▶ _GIVEN MATERIAL_
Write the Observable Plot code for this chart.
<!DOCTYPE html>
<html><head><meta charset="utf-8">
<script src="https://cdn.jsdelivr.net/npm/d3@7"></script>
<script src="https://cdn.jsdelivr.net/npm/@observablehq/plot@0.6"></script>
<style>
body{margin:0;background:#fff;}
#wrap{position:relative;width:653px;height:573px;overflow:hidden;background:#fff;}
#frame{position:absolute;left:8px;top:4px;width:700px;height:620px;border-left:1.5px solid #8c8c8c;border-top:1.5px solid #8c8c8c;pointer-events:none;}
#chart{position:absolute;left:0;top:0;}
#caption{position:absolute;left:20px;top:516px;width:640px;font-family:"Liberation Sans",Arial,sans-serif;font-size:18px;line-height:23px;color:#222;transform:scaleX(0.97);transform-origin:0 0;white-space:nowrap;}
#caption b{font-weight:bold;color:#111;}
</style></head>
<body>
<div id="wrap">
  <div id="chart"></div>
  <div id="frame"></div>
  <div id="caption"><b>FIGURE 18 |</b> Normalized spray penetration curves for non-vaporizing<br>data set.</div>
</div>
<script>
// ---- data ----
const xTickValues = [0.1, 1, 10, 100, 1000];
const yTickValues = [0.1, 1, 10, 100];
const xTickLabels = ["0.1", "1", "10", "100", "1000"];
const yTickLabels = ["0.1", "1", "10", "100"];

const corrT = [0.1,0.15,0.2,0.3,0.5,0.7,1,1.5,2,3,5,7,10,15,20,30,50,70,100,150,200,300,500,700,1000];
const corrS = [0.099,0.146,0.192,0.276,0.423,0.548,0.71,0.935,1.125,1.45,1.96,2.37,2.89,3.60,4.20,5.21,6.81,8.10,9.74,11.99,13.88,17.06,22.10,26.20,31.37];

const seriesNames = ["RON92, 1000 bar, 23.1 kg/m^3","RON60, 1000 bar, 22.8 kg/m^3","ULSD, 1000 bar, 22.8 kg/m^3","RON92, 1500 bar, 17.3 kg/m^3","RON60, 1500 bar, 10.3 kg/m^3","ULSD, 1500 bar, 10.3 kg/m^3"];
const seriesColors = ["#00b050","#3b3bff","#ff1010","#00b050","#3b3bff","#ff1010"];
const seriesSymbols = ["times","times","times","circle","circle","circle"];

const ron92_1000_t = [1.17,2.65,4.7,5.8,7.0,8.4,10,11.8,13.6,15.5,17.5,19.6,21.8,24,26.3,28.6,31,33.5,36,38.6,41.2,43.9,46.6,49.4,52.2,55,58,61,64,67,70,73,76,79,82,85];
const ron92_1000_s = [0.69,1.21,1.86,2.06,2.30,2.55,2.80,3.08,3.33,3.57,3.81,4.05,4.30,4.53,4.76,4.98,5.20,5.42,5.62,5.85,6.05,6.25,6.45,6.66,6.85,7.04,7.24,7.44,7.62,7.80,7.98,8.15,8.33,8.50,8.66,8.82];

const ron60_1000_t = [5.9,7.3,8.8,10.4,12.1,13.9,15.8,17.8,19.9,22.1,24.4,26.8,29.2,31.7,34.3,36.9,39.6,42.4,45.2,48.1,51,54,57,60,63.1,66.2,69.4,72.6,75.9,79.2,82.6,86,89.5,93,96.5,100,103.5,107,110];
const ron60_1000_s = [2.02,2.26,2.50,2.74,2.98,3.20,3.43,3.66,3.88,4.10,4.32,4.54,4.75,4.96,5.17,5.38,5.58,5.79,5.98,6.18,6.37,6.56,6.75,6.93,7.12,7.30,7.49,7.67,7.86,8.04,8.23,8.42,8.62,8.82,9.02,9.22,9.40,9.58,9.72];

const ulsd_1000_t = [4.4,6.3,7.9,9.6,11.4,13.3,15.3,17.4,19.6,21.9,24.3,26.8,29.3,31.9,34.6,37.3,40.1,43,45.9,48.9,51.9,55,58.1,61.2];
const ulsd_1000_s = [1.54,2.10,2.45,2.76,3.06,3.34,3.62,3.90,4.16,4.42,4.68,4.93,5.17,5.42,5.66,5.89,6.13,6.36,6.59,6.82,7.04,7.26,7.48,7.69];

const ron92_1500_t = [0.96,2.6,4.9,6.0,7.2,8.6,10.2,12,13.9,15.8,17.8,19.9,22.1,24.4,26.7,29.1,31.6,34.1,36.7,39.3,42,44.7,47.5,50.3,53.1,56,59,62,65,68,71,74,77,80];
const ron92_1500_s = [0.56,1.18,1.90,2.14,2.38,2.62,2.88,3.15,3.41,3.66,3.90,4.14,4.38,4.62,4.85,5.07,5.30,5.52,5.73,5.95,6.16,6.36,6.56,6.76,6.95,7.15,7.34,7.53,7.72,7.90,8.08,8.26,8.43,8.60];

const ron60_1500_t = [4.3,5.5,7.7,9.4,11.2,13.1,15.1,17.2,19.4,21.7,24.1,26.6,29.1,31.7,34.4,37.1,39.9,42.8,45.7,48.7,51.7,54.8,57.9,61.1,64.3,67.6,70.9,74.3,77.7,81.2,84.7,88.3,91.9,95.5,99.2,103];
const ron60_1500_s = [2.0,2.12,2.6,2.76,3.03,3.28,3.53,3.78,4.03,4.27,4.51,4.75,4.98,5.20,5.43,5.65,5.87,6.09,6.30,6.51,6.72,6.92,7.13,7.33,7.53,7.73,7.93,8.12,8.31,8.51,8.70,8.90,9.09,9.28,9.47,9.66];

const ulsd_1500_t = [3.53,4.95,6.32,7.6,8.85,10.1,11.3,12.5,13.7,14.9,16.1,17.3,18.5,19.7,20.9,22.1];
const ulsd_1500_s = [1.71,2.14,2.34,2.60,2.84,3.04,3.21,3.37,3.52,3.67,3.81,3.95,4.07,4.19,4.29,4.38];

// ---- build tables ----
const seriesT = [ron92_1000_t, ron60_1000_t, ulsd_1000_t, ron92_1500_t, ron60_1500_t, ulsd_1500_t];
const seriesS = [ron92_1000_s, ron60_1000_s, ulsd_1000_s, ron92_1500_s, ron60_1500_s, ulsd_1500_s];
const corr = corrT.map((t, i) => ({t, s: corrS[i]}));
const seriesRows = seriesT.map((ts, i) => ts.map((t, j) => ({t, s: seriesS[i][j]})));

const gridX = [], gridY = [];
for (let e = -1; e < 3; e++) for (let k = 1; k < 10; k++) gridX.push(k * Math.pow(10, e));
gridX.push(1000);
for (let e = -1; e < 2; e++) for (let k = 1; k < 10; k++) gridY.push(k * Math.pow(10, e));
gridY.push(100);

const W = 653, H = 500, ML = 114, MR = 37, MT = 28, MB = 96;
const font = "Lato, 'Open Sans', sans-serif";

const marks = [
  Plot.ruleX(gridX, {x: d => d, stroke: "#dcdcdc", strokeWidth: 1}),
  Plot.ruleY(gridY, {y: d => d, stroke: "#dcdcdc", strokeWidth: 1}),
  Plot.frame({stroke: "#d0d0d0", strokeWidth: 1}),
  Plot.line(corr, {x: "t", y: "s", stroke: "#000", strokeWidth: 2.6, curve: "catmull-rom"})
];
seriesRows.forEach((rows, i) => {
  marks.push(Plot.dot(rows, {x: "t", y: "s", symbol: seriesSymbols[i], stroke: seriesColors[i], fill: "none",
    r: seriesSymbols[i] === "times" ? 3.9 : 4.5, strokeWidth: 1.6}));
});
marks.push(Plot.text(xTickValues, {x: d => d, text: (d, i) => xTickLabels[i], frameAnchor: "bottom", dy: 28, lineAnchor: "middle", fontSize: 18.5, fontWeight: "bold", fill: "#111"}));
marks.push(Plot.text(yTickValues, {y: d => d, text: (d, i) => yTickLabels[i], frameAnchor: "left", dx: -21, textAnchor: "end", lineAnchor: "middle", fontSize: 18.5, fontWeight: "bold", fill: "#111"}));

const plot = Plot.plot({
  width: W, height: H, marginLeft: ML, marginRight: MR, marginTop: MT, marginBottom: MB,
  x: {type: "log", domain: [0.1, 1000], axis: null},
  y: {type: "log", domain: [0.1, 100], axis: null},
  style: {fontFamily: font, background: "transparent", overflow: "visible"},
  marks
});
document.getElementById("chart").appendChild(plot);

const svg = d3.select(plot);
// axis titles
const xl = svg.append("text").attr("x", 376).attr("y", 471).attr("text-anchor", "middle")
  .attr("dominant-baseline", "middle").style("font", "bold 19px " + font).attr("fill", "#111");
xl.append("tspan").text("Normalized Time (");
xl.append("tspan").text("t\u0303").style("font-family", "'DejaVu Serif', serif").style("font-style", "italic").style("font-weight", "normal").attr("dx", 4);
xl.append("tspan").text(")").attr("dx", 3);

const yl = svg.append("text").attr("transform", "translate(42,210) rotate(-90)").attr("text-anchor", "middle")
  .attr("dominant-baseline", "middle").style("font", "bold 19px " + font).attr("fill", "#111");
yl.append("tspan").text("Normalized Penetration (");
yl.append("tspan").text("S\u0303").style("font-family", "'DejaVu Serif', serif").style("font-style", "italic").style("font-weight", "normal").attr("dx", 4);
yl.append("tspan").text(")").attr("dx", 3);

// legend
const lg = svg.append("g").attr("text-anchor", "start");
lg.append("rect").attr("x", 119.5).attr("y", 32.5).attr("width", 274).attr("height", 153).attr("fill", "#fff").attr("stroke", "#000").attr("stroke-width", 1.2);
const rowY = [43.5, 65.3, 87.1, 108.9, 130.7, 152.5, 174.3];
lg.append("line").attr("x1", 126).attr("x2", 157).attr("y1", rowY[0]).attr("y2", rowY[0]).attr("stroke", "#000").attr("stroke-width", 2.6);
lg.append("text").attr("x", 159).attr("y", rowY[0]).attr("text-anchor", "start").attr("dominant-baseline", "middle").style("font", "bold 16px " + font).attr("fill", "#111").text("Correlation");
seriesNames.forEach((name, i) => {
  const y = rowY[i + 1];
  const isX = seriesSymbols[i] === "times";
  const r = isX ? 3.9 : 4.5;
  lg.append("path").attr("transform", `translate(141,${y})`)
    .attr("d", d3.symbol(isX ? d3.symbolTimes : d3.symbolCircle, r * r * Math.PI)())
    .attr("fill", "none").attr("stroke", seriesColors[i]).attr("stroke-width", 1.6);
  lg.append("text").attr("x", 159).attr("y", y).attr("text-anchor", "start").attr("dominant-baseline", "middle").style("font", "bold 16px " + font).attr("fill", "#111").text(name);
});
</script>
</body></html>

▶ _PROBLEM TO WORK ON_
Copy out each line of the data where the string "chart" appears.

▶ _WRITTEN RESPONSE_
Write the Observable Plot code for this chart.
#chart{position:absolute;left:0;top:0;}
  <div id="chart"></div>
document.getElementById("chart").appendChild(plot);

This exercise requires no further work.